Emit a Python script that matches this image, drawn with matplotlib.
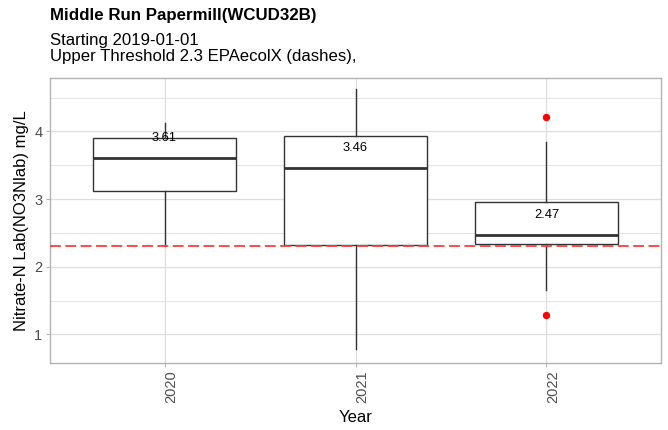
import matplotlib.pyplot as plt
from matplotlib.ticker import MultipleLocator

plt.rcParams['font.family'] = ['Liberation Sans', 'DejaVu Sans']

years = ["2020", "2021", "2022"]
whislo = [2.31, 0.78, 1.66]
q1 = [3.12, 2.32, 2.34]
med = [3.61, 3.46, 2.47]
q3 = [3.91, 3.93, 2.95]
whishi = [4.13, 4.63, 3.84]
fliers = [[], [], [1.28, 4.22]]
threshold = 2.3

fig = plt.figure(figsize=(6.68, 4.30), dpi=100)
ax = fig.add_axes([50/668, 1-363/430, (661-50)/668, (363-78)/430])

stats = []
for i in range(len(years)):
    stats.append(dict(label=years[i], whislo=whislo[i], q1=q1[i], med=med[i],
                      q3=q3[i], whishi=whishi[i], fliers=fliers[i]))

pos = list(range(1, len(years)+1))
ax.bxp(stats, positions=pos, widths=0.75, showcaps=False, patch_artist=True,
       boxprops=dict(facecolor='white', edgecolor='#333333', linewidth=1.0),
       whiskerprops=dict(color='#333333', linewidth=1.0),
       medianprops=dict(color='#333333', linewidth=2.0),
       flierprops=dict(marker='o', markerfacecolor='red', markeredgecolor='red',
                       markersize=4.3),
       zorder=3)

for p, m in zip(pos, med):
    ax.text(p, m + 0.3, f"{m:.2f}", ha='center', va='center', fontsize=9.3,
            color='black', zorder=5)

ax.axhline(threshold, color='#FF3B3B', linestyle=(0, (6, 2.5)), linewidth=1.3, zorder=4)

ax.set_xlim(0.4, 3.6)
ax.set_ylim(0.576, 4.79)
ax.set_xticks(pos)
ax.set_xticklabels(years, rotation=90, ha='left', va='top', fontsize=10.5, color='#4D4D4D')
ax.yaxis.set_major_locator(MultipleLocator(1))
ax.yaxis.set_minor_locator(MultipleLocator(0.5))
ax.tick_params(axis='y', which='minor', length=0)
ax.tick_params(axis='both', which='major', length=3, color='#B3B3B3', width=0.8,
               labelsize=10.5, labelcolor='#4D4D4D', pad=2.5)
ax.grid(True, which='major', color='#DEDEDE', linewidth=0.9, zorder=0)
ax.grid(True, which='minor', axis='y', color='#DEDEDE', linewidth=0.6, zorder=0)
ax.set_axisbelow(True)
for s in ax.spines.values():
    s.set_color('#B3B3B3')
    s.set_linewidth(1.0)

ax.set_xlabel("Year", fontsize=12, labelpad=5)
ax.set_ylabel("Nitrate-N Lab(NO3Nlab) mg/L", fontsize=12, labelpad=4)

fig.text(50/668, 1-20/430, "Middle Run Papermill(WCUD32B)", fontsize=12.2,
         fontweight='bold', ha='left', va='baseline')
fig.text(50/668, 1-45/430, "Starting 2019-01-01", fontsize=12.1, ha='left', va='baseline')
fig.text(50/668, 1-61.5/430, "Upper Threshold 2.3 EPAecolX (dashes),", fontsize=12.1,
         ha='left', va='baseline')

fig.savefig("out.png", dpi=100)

## [Your task]
Restate exactly, please, only the lines between the start of the data and the line containing "q3=q3[i], whishi=whishi[i], fliers=fliers[i]))", both ends included, skipping the pictures.

## [The reply]
Emit a Python script that matches this image, drawn with matplotlib.
import matplotlib.pyplot as plt
from matplotlib.ticker import MultipleLocator

plt.rcParams['font.family'] = ['Liberation Sans', 'DejaVu Sans']

years = ["2020", "2021", "2022"]
whislo = [2.31, 0.78, 1.66]
q1 = [3.12, 2.32, 2.34]
med = [3.61, 3.46, 2.47]
q3 = [3.91, 3.93, 2.95]
whishi = [4.13, 4.63, 3.84]
fliers = [[], [], [1.28, 4.22]]
threshold = 2.3

fig = plt.figure(figsize=(6.68, 4.30), dpi=100)
ax = fig.add_axes([50/668, 1-363/430, (661-50)/668, (363-78)/430])

stats = []
for i in range(len(years)):
    stats.append(dict(label=years[i], whislo=whislo[i], q1=q1[i], med=med[i],
                      q3=q3[i], whishi=whishi[i], fliers=fliers[i]))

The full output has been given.